## Directive
Restate, exactly and without pictures, the lines from the start of the listing below through the line holding "plt.rcParams['font.family'] = ['Lato', 'DejaVu".

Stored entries
┄┄┄┄┄┄┄┄┄┄┄┄┄┄┄┄┄┄┄┄
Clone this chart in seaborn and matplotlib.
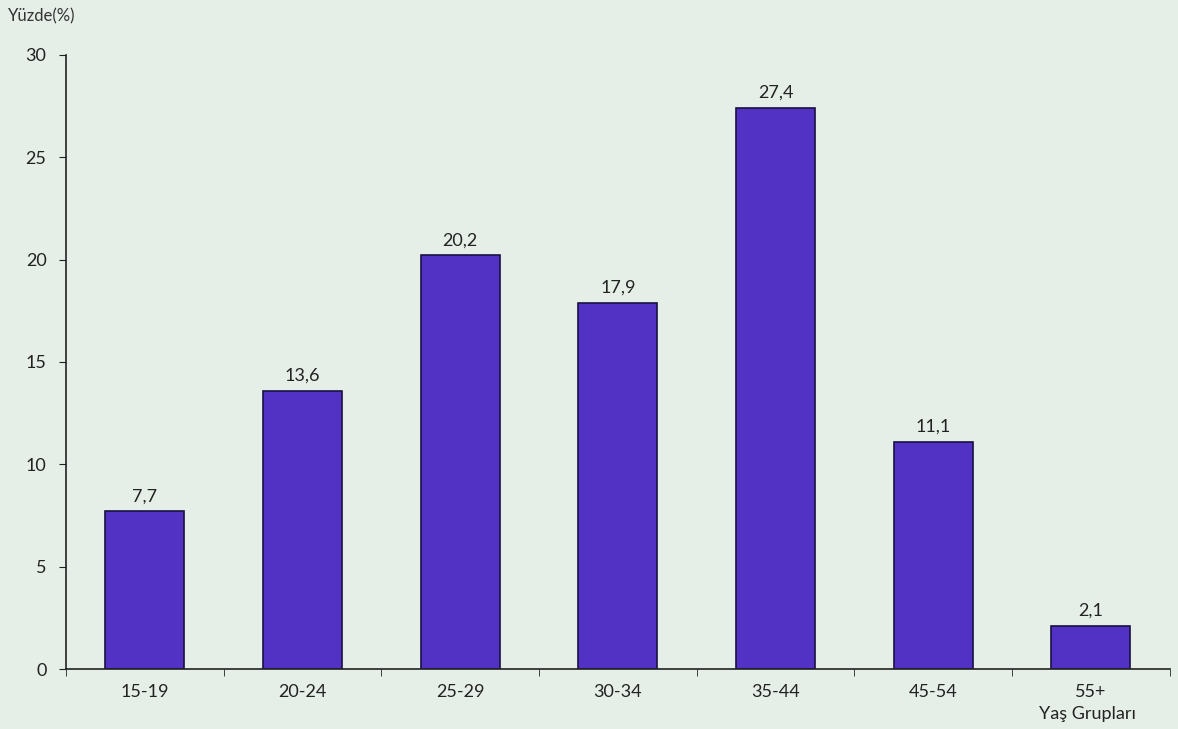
import numpy as np
import matplotlib.pyplot as plt
import seaborn as sns

sns.set_style("ticks")
plt.rcParams['font.family'] = ['Lato', 'DejaVu Sans']

groups = ['15-19', '20-24', '25-29', '30-34', '35-44', '45-54', '55+']
values = [7.7, 13.6, 20.2, 17.9, 27.4, 11.1, 2.1]
value_labels = ['7,7', '13,6', '20,2', '17,9', '27,4', '11,1', '2,1']

bg = '#e6eee8'
fig = plt.figure(figsize=(11.78, 7.29), dpi=100, facecolor=bg)
ax = fig.add_axes([0.056, 0.082, 0.937, 0.843])
ax.set_facecolor(bg)

sns.barplot(x=groups, y=values, color='#5232c4', saturation=1,
            width=0.5, edgecolor='#1a1040', linewidth=1.2, ax=ax)

for i, (v, lab) in enumerate(zip(values, value_labels)):
    ax.text(i, v + 0.35, lab, ha='center', va='bottom', fontsize=13, color='#222222')

ax.set_xlim(-0.5, 6.5)
ax.set_ylim(0, 30)
ax.set_yticks([0, 5, 10, 15, 20, 25, 30])
ax.set_xticks(np.arange(-0.5, 6.6, 1), minor=True)
ax.tick_params(axis='x', which='major', length=0, pad=11, labelsize=13, colors='#222222')
ax.tick_params(axis='x', which='minor', length=5, direction='out', color='#222222')
ax.tick_params(axis='y', length=5, direction='out', pad=9, labelsize=13, colors='#222222')
sns.despine(ax=ax)
for s in ['left', 'bottom']:
    ax.spines[s].set_color('#222222')
    ax.spines[s].set_linewidth(1.2)
ax.set_xlabel('')
ax.set_ylabel('')

fig.text(0.007, 0.978, 'Yüzde(%)', ha='left', va='center', fontsize=12, color='#333333')
fig.text(0.923, 0.021, 'Yaş Grupları', ha='center', va='center', fontsize=13, color='#222222')

plt.savefig('out.png', dpi=100, facecolor=bg)
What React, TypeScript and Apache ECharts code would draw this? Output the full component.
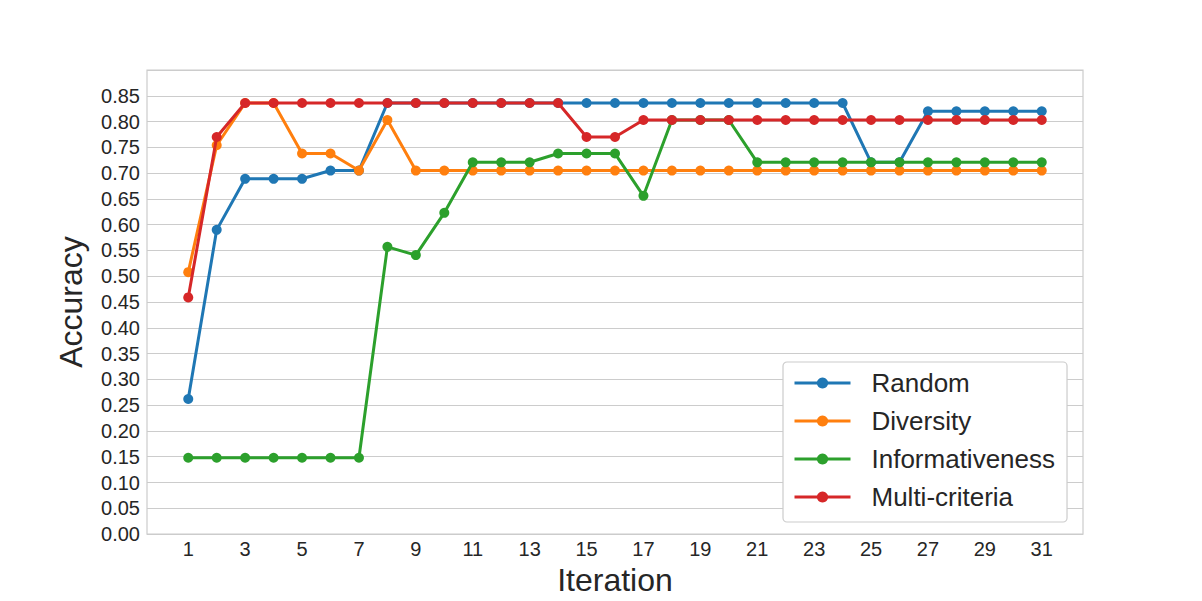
import React, { useEffect, useRef } from "react";
import * as echarts from "echarts";

const iterations = Array.from({ length: 31 }, (_, i) => i + 1);
const xTickLabels = [1, 3, 5, 7, 9, 11, 13, 15, 17, 19, 21, 23, 25, 27, 29, 31];

const random = [0.262, 0.590, 0.689, 0.689, 0.689, 0.705, 0.705, 0.836, 0.836, 0.836, 0.836, 0.836, 0.836, 0.836, 0.836, 0.836, 0.836, 0.836, 0.836, 0.836, 0.836, 0.836, 0.836, 0.836, 0.721, 0.721, 0.820, 0.820, 0.820, 0.820, 0.820];
const diversity = [0.508, 0.754, 0.836, 0.836, 0.738, 0.738, 0.705, 0.803, 0.705, 0.705, 0.705, 0.705, 0.705, 0.705, 0.705, 0.705, 0.705, 0.705, 0.705, 0.705, 0.705, 0.705, 0.705, 0.705, 0.705, 0.705, 0.705, 0.705, 0.705, 0.705, 0.705];
const informativeness = [0.148, 0.148, 0.148, 0.148, 0.148, 0.148, 0.148, 0.557, 0.541, 0.623, 0.721, 0.721, 0.721, 0.738, 0.738, 0.738, 0.656, 0.803, 0.803, 0.803, 0.721, 0.721, 0.721, 0.721, 0.721, 0.721, 0.721, 0.721, 0.721, 0.721, 0.721];
const multiCriteria = [0.459, 0.770, 0.836, 0.836, 0.836, 0.836, 0.836, 0.836, 0.836, 0.836, 0.836, 0.836, 0.836, 0.836, 0.770, 0.770, 0.803, 0.803, 0.803, 0.803, 0.803, 0.803, 0.803, 0.803, 0.803, 0.803, 0.803, 0.803, 0.803, 0.803, 0.803];

const seriesNames = ["Random", "Diversity", "Informativeness", "Multi-criteria"];
const seriesValues = [random, diversity, informativeness, multiCriteria];
const colors = ["#1f77b4", "#ff7f0e", "#2ca02c", "#d62728"];

export default function App() {
  const ref = useRef<HTMLDivElement>(null);
  useEffect(() => {
    if (!ref.current) return;
    const chart = echarts.init(ref.current, null, { renderer: "svg" });
    const font = "Liberation Sans";
    chart.setOption({
      animation: false,
      backgroundColor: "#ffffff",
      textStyle: { fontFamily: font },
      grid: { left: 147, right: 119, top: 70, bottom: 64, show: true, borderColor: "#cccccc", borderWidth: 1.2 },
      legend: {
        orient: "vertical",
        left: 783,
        top: 362,
        backgroundColor: "#ffffff",
        borderColor: "#cccccc",
        borderWidth: 1.2,
        borderRadius: 4,
        padding: [7, 12, 11, 10],
        itemWidth: 56,
        itemHeight: 14,
        itemGap: 10,
        lineStyle: { width: 3 },
        textStyle: { fontSize: 26, color: "#262626", fontFamily: font, padding: [0, 0, 0, 16], lineHeight: 28 },
        data: seriesNames,
      },
      xAxis: {
        type: "value",
        min: -0.45,
        max: 32.45,
        name: "Iteration",
        nameLocation: "middle",
        nameGap: 27,
        nameTextStyle: { fontSize: 32, color: "#262626", fontFamily: font },
        axisLine: { show: false },
        axisTick: { show: false },
        splitLine: { show: false },
        axisLabel: { customValues: xTickLabels, fontSize: 20, color: "#262626", margin: 5, fontFamily: font },
      },
      yAxis: {
        type: "value",
        min: 0,
        max: 0.9,
        interval: 0.05,
        name: "Accuracy",
        nameLocation: "middle",
        nameGap: 60,
        nameTextStyle: { fontSize: 32, color: "#262626", fontFamily: font },
        axisLine: { show: false },
        axisTick: { show: false },
        splitLine: { show: true, lineStyle: { color: "#cccccc", width: 1.2 } },
        axisLabel: {
          fontSize: 20,
          color: "#262626",
          margin: 7,
          fontFamily: font,
          formatter: (v: number) => (v > 0.875 ? "" : v.toFixed(2)),
        },
      },
      series: seriesNames.map((name, i) => ({
        name,
        type: "line",
        data: iterations.map((x, j) => [x, seriesValues[i][j]]),
        symbol: "circle",
        symbolSize: 10,
        lineStyle: { width: 3, color: colors[i] },
        itemStyle: { color: colors[i] },
        z: 2 + i,
      })),
    });
    return () => chart.dispose();
  }, []);
  return <div ref={ref} style={{ position: "fixed", left: 0, top: 0, width: 1202, height: 601 }} />;
}
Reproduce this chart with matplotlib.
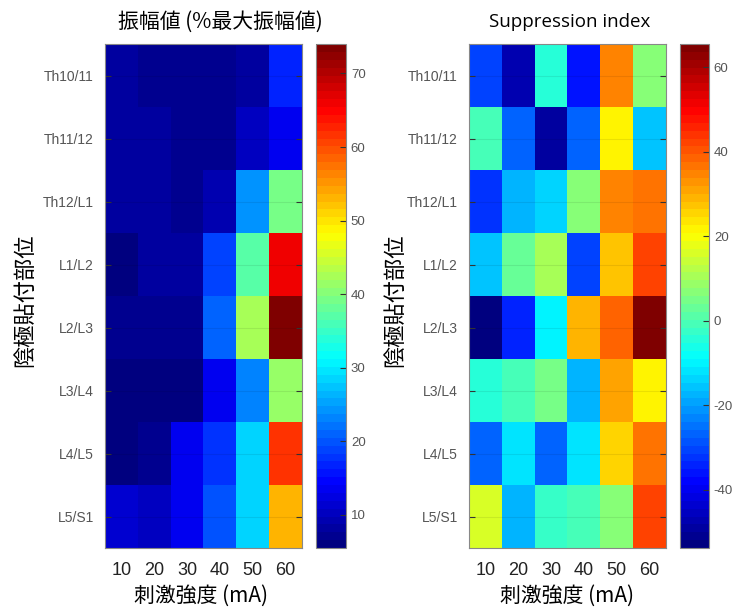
┄┄┄┄┄┄┄┄┄┄┄┄┄┄┄┄┄┄┄┄
## Finished exercise
Clone this chart in seaborn and matplotlib.
import numpy as np
import matplotlib.pyplot as plt
import seaborn as sns

sns.set_style("ticks")
plt.rcParams['font.family'] = ['Lato', 'DejaVu Sans']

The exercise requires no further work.